Well actually that's a good question, I have noticed on my home network the same thing occuring. However I leave my terminal services up and connected most of the tome and they stay connected (it doesn't log my remote session off automaticaly) so I would assume that it just refreshes the connection status just for the icon purposes.
 
yeah, it isn't a problem once a logon has happened, and if they just lock thier desktop. but if they logoff, doesn't the PC drop off the network?

i can experiment with this at home, but i don't have a WAP here at work to test it

i was in a meeting and somebody is gung ho about us using more wireless LAN's and at the same time we are expanding our use of remote mangement and i just want to try to make sure the uppity ups know about this, IF it is an issue
 
As long as your using XP's wireless utility it's a service and doesn't need to have someone logged on to authenticate. That is if your using standard authentication methods and you would have to login the first time to set the parameters. I can't speak to more elaborate authentication methods. EAP, Radius etc..
 
Yea, as long as the pc is on you can access it remotely unless it's your terminal server then you have to have a local account logged on I believe.
 
Depends on the card/client. This is what is called SSO (or single sign on) in the wireless world. Usually used with some sort of EAP authentication. You put in UN/PW, the wireless client intercepts them, uses them to connect to the AP and start authentication.

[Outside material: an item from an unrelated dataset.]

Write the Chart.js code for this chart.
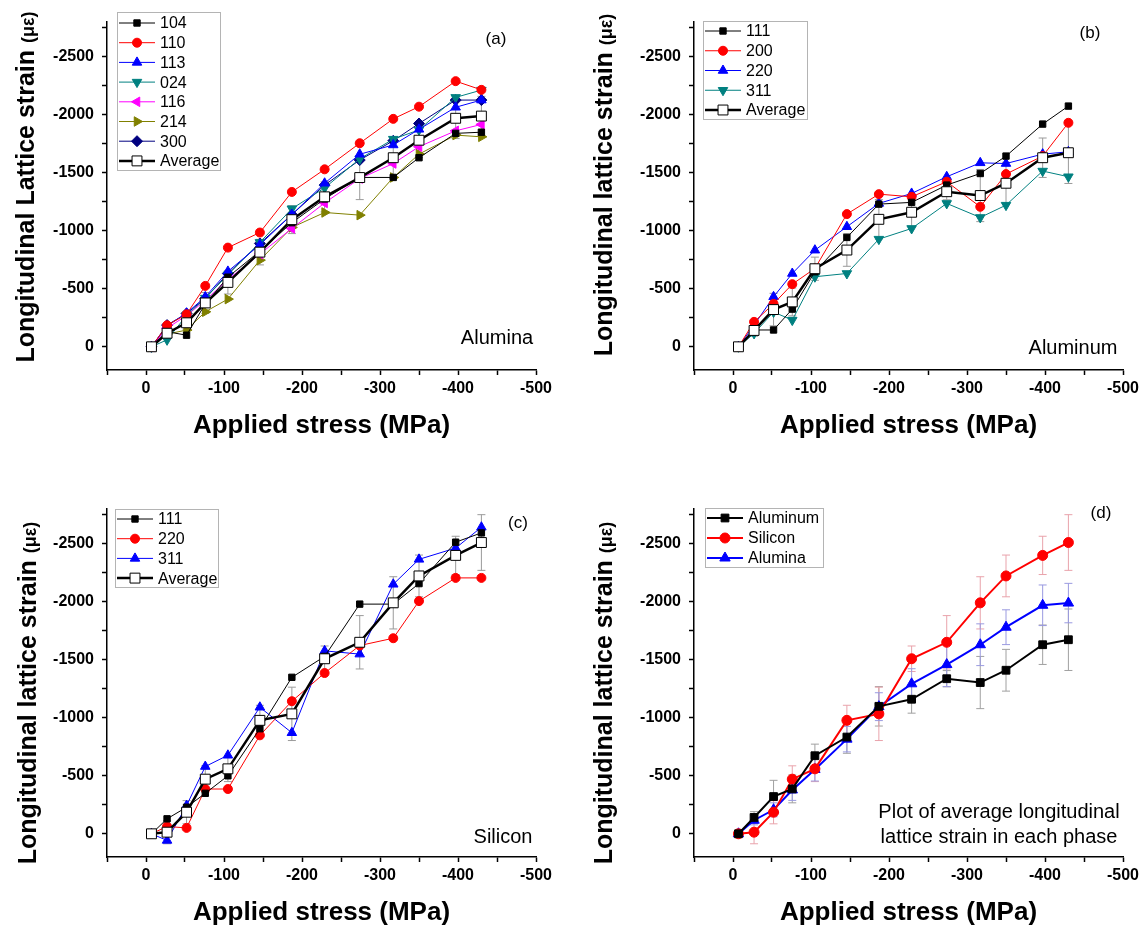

If the radius server/AP return valid, it gets it's IP address and then start the normal Domain Login procedure.

You can setup SSO type setups with LEAP, EAP-Fast, EAP-TLS, PEAP, etc. TLS can be setup with a machine certificate iirc.
 
Originally posted by: ktwebb
As long as your using XP's wireless utility it's a service and doesn't need to have someone logged on to authenticate. That is if your using standard authentication methods and you would have to login the first time to set the parameters. I can't speak to more elaborate authentication methods. EAP, Radius etc..

so maybe what i saw at home was something like a 3rd party app for that NIC specifically

thanks, i'll have to play around with it
 
Originally posted by: ktwebb
As long as your using XP's wireless utility it's a service and doesn't need to have someone logged on to authenticate. That is if your using standard authentication methods and you would have to login the first time to set the parameters. I can't speak to more elaborate authentication methods. EAP, Radius etc..

sounds like they are using EAP backended by windows domain. That's pretty standard for a "secure" wireless network.

that is for authenticating to the wireless network which is far more important than any remote issues.